## Work to be completed
Will you write out the data exactly, excluding every picture?

## Data segment
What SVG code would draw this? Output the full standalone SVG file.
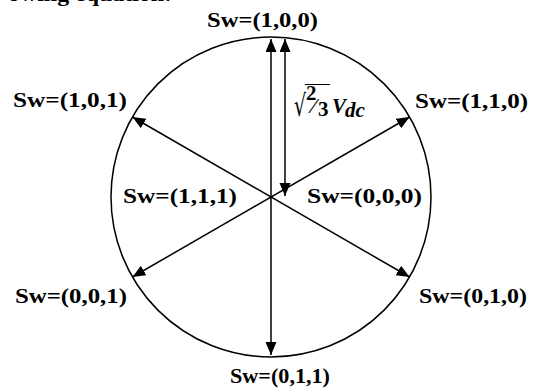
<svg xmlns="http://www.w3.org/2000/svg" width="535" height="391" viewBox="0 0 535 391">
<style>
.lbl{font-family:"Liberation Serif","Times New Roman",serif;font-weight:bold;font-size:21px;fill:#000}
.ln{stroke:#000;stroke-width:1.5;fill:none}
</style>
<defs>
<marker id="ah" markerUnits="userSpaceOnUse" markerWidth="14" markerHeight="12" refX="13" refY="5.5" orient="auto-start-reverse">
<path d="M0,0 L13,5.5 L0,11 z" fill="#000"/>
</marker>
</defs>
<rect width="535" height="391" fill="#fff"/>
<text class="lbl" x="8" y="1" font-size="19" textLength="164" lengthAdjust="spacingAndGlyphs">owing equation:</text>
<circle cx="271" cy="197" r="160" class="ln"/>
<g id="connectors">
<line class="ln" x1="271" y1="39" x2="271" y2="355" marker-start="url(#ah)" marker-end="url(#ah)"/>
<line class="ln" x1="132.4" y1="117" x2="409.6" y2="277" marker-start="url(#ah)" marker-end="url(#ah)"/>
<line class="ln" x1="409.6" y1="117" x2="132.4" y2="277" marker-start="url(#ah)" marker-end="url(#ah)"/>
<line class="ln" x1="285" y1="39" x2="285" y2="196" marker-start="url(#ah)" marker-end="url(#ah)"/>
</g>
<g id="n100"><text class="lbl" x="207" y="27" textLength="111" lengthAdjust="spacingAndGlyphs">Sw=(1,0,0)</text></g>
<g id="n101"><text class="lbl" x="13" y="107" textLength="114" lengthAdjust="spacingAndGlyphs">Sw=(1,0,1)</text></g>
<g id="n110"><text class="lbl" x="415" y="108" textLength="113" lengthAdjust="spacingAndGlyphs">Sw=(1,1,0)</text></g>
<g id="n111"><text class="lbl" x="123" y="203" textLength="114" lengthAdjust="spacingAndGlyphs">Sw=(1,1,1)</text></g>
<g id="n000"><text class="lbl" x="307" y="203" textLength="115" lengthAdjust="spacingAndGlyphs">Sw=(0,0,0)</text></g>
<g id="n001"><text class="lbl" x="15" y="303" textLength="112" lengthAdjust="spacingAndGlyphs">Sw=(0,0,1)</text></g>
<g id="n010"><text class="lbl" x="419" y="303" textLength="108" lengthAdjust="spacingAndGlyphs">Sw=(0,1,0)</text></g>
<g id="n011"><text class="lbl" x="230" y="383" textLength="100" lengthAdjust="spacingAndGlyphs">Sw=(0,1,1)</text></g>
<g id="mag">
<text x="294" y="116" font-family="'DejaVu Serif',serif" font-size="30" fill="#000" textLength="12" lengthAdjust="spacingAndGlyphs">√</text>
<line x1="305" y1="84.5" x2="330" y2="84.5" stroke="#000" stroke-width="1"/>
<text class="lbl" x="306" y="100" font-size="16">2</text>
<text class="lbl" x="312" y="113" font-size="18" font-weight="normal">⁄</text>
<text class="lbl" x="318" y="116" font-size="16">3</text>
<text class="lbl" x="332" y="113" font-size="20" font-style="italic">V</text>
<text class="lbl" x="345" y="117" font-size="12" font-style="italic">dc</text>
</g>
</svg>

## The output
What SVG code would draw this? Output the full standalone SVG file.
<svg xmlns="http://www.w3.org/2000/svg" width="535" height="391" viewBox="0 0 535 391">
<style>
.lbl{font-family:"Liberation Serif","Times New Roman",serif;font-weight:bold;font-size:21px;fill:#000}
.ln{stroke:#000;stroke-width:1.5;fill:none}
</style>
<defs>
<marker id="ah" markerUnits="userSpaceOnUse" markerWidth="14" markerHeight="12" refX="13" refY="5.5" orient="auto-start-reverse">
<path d="M0,0 L13,5.5 L0,11 z" fill="#000"/>
</marker>
</defs>
<rect width="535" height="391" fill="#fff"/>
<text class="lbl" x="8" y="1" font-size="19" textLength="164" lengthAdjust="spacingAndGlyphs">owing equation:</text>
<circle cx="271" cy="197" r="160" class="ln"/>
<g id="connectors">
<line class="ln" x1="271" y1="39" x2="271" y2="355" marker-start="url(#ah)" marker-end="url(#ah)"/>
<line class="ln" x1="132.4" y1="117" x2="409.6" y2="277" marker-start="url(#ah)" marker-end="url(#ah)"/>
<line class="ln" x1="409.6" y1="117" x2="132.4" y2="277" marker-start="url(#ah)" marker-end="url(#ah)"/>
<line class="ln" x1="285" y1="39" x2="285" y2="196" marker-start="url(#ah)" marker-end="url(#ah)"/>
</g>
<g id="n100"><text class="lbl" x="207" y="27" textLength="111" lengthAdjust="spacingAndGlyphs">Sw=(1,0,0)</text></g>
<g id="n101"><text class="lbl" x="13" y="107" textLength="114" lengthAdjust="spacingAndGlyphs">Sw=(1,0,1)</text></g>
<g id="n110"><text class="lbl" x="415" y="108" textLength="113" lengthAdjust="spacingAndGlyphs">Sw=(1,1,0)</text></g>
<g id="n111"><text class="lbl" x="123" y="203" textLength="114" lengthAdjust="spacingAndGlyphs">Sw=(1,1,1)</text></g>
<g id="n000"><text class="lbl" x="307" y="203" textLength="115" lengthAdjust="spacingAndGlyphs">Sw=(0,0,0)</text></g>
<g id="n001"><text class="lbl" x="15" y="303" textLength="112" lengthAdjust="spacingAndGlyphs">Sw=(0,0,1)</text></g>
<g id="n010"><text class="lbl" x="419" y="303" textLength="108" lengthAdjust="spacingAndGlyphs">Sw=(0,1,0)</text></g>
<g id="n011"><text class="lbl" x="230" y="383" textLength="100" lengthAdjust="spacingAndGlyphs">Sw=(0,1,1)</text></g>
<g id="mag">
<text x="294" y="116" font-family="'DejaVu Serif',serif" font-size="30" fill="#000" textLength="12" lengthAdjust="spacingAndGlyphs">√</text>
<line x1="305" y1="84.5" x2="330" y2="84.5" stroke="#000" stroke-width="1"/>
<text class="lbl" x="306" y="100" font-size="16">2</text>
<text class="lbl" x="312" y="113" font-size="18" font-weight="normal">⁄</text>
<text class="lbl" x="318" y="116" font-size="16">3</text>
<text class="lbl" x="332" y="113" font-size="20" font-style="italic">V</text>
<text class="lbl" x="345" y="117" font-size="12" font-style="italic">dc</text>
</g>
</svg>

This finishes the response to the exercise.